Adams enters this season ranked 20th in the nation overall and fourth at her position by ESPN.
“I feel blessed,” she said. “It is not very easy to be ranked at all, as it is hard for the people who rank the players to see everyone. It’s crazy. I am just glad I am even in the top 100. I don’t think about it that often. I just play my game. I go out there and play how I play. If people don’t feel I deserve the rankings, then that’s on them.”
Adams said her comfort with the coaching staff was a key reason for her decision.
“I chose the school mainly because of the coaching staff,” she said. “It’s hard for me to become comfortable with somebody, but I could tell that the staff cared more for me as a person than a basketball player. When I visited the school, it felt like home. As soon as I set foot on campus, it felt like home. It’s not too far from home, which is what I really wanted. I like the atmosphere. The girls on the team interacted like we were all best friends. It’s a family-based school. It’s not just about basketball.”

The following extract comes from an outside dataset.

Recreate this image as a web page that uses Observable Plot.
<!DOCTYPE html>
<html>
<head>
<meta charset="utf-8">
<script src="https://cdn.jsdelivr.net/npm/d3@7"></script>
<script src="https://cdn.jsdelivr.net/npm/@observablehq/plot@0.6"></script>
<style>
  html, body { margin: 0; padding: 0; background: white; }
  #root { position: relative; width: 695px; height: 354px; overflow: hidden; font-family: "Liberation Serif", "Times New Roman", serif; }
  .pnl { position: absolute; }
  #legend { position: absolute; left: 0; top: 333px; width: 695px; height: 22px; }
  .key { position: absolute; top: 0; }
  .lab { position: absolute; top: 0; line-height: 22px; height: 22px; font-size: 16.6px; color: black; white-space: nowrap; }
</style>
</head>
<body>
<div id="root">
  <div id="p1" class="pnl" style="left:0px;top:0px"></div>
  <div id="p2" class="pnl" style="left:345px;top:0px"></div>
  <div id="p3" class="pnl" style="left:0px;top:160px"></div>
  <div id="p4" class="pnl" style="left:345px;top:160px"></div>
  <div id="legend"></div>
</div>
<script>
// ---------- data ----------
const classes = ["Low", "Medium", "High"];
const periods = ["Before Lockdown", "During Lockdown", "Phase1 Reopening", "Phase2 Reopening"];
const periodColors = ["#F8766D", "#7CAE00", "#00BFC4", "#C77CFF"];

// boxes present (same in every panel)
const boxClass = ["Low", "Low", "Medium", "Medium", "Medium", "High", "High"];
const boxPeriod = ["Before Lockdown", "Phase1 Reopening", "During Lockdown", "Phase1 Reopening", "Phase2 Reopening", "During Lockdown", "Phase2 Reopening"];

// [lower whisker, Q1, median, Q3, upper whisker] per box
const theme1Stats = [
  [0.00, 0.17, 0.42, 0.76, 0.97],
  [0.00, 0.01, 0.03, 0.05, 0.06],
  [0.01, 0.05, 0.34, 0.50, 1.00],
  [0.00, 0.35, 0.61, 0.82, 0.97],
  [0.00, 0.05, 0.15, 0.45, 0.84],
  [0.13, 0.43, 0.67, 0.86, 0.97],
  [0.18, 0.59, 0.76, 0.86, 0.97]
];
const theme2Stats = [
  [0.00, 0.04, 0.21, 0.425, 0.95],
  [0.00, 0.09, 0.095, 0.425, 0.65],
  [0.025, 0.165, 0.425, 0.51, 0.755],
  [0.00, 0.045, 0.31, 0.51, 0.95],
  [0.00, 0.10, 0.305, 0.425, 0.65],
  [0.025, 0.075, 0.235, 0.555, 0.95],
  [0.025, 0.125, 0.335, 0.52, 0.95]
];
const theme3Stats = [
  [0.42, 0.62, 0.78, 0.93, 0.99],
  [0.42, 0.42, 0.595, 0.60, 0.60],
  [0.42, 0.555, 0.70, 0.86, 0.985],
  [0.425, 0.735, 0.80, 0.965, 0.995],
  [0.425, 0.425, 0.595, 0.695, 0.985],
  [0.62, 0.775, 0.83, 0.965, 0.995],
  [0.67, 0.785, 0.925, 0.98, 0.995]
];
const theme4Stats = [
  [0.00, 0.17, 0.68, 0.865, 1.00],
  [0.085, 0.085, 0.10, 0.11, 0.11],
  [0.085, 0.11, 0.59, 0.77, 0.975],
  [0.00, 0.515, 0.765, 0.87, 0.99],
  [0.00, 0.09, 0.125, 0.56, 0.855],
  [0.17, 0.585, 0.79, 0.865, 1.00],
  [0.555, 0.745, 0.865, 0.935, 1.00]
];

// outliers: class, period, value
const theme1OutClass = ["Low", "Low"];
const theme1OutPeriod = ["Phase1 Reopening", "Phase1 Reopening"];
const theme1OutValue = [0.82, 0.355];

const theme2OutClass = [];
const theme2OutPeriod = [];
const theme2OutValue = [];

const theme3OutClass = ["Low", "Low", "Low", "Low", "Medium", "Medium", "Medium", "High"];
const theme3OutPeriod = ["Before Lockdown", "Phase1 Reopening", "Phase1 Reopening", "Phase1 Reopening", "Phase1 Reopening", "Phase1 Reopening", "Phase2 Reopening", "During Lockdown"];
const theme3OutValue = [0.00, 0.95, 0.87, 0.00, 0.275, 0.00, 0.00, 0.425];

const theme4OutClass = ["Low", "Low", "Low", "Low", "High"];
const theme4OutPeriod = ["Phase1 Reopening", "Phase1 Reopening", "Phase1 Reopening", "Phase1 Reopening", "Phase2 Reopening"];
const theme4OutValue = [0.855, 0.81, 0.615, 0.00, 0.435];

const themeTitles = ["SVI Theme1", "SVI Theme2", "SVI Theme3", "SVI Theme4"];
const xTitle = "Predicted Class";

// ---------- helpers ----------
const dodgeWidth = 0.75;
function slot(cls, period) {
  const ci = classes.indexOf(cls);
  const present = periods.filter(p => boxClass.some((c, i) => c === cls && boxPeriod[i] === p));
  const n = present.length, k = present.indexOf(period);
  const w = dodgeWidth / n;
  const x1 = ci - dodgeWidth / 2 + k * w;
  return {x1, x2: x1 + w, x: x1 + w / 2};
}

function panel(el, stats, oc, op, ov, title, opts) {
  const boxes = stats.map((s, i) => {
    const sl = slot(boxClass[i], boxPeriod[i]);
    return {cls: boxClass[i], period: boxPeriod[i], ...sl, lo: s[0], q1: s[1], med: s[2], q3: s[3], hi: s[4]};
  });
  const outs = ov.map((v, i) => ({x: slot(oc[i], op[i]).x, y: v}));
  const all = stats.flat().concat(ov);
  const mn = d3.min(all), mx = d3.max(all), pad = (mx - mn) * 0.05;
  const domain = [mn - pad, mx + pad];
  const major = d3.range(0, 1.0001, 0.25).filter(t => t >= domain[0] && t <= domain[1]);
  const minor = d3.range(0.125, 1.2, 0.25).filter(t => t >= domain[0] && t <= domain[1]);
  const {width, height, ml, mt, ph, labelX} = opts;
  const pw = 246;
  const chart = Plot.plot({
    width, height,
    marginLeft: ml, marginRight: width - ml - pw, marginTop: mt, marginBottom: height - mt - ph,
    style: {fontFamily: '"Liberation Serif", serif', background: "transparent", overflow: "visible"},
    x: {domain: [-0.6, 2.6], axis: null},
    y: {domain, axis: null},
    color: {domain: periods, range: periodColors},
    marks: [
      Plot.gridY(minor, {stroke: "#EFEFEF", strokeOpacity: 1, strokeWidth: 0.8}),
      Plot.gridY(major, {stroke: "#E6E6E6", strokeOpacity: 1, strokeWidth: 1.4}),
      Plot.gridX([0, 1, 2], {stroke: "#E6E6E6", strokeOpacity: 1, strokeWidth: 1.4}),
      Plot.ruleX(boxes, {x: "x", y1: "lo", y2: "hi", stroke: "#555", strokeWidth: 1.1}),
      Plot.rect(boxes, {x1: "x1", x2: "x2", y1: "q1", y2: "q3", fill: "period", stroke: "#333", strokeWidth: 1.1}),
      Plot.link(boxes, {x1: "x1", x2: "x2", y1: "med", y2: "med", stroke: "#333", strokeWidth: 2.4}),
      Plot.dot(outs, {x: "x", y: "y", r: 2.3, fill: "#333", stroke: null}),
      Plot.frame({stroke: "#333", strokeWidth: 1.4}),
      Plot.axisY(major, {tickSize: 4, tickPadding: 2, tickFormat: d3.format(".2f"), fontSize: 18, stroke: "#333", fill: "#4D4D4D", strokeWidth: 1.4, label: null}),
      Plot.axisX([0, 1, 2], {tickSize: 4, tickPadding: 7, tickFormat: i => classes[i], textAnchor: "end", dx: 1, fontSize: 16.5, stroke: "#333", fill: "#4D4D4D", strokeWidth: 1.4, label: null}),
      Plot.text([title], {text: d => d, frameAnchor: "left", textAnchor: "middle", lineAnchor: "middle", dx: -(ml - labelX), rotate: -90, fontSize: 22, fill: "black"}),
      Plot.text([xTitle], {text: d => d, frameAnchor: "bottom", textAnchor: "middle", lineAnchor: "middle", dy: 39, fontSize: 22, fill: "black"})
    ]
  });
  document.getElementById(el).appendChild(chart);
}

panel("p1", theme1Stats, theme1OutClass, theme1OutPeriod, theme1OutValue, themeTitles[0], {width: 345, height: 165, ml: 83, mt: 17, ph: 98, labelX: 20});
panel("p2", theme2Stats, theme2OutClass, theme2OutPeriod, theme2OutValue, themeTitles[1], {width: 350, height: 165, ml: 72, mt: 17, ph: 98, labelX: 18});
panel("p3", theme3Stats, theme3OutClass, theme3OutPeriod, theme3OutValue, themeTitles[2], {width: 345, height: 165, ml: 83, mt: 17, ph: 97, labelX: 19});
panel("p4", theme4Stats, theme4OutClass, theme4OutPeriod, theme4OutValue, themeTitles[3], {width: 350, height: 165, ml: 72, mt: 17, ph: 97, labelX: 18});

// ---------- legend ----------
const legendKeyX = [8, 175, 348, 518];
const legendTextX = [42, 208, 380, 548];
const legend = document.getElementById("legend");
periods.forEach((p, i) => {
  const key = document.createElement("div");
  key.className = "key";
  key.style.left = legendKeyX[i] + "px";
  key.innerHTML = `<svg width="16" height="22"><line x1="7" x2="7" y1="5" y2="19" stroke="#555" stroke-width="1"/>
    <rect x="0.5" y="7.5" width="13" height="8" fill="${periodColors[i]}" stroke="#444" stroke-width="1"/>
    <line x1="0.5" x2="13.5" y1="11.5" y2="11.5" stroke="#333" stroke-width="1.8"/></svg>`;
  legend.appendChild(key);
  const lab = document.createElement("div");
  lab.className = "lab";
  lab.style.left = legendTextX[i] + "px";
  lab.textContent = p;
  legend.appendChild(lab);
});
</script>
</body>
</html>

Adams paid her first visit to the Chapel Hill school in November of her sophomore year. She visited the school three times overall before signing her NLI. She was first contacted by the Tar Heels near the end of her freshman year. She chose the Tar Heels over some 30 schools, including Georgia, North Carolina State, Michigan, West Virginia and Arizona.
“It was hard to cut it down,” she said. “While I signed my NLI, my thoughts were that it was a dream come true and that I am extremely blessed. I always wanted to go (NCAA) Division I and to make it official is a dream come true. I was awarded a God-given talent to pursue it and make my family proud.”

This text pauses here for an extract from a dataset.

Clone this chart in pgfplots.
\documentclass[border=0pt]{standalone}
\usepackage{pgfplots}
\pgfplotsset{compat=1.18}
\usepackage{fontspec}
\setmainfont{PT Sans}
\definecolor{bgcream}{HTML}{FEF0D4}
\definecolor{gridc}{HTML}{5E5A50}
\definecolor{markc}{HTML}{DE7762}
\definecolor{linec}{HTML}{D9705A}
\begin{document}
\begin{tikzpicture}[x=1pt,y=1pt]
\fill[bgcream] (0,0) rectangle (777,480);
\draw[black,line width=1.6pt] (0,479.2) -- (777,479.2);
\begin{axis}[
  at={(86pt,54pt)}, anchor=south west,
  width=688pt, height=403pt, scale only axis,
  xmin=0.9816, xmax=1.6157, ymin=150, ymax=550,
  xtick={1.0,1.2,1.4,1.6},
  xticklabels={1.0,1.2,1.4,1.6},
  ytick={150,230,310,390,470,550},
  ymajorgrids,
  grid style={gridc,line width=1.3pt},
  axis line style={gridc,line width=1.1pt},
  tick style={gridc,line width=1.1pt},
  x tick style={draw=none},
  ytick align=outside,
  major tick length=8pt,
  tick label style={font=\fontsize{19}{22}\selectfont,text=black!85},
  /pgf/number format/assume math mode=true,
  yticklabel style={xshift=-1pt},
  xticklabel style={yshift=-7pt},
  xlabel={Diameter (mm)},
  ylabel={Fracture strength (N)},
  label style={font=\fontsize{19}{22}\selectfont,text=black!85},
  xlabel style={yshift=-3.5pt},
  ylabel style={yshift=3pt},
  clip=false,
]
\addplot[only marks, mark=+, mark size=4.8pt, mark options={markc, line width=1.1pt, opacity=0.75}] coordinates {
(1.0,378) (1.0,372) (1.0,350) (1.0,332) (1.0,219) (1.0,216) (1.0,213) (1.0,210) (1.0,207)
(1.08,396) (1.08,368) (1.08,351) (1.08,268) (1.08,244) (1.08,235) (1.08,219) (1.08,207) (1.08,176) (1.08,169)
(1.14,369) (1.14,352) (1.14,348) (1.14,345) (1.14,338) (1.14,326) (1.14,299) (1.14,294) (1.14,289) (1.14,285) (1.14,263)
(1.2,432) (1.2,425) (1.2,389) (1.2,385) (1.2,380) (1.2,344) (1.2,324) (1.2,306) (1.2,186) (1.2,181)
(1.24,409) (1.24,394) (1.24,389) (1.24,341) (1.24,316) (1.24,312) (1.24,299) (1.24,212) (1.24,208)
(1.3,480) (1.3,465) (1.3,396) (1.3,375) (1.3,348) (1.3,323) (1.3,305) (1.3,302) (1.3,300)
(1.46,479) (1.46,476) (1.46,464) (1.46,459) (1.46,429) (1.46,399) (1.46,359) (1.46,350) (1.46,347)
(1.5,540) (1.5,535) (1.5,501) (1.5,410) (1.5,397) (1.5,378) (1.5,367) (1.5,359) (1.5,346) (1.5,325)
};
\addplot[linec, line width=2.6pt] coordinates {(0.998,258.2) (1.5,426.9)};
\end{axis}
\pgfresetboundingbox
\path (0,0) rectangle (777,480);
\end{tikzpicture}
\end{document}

Adams had mixed emotions about the recruiting process.
“It was exciting, but very overwhelming,” she said. “It was a lot to handle. I had to list what I wanted in a school and what I did not want in a school. Telling schools, ‘No,’ made me feel bad, but it’s nice to feel wanted. It was a great process. I did not choose a school based on its name. Don’t pick a school because it sounds cool or because your friends will think it’s cool or because it has a big name.”
Adams spoke to numerous coaches during the process.
“I asked them about their approach and their coaching style,” she said. “After Sept. 1 of your junior year, they can begin calling and texting you. I received a lot of calls and I had to list everyone who called. I told each school that they could only talk to me on Wednesday and Sunday so that they would not be blowing up my phone all during the week.”
Manchester coach Dave Beauchemin said he is impressed with Adams’ decision.
“It is an unbelievable opportunity,” he said. “She will continue to showcase her talents on a grand stage. She is so versatile. She plays all over the court for us based on her ability and necessity. This opportunity will give her the chance to hone in on a position. She does a lot of low post work for us because she can. She just has to continue to improve on every aspect of her game. There is so much more she can get for herself once she is in that environment every single day.”
Adams’ possible majors are either African-American Studies or Gender Equality.
“I am really into that stuff,” the A and B student said. “I don’t have to declare my major until the end of my sophomore year.”
Adams lives by a simple motto.
“It’s, ‘Everything happens for a reason,’ ” she said. “For a couple of years, I have really believed that. I just go with the flow and stay positive.”
With Adams in the lineup, the Hawks own an 86-12 three-year record. They have won two NJSIAA Group II state titles, three South Jersey Group II crowns, one Shore Conference Tournament championship, three Class B South titles and three WOBM Christmas Classic crowns.
She averaged 15.3 points and 8.7 rebounds per game as a freshman, 15.0 points and 7.8 rebounds per game as a sophomore when she paced the Hawks (32-3) to a school single-season wins record and 18.1 points and 11.7 rebounds per outing as a junior. She has scrapped for 203 steals, and added 224 blocks, 212 assists and 91 three-pointers in her career.
Adams trains at the Hoop Group in Neptune under Tiny Green and at I’m Possible in Colts Neck under Ryan Daly.
“Basketball is just fun,” said Adams, who has done volunteer work at the Harmony Ministries Church in Lakehurst and at a soup kitchen in Toms River. “I have accomplished things that a lot of people have not been able to. I’m hoping to score 2,000 career points at Manchester. That would be a great accomplishment for me. It’s not just about me. I have had some real talented teammates who helped me bring Manchester this great run.”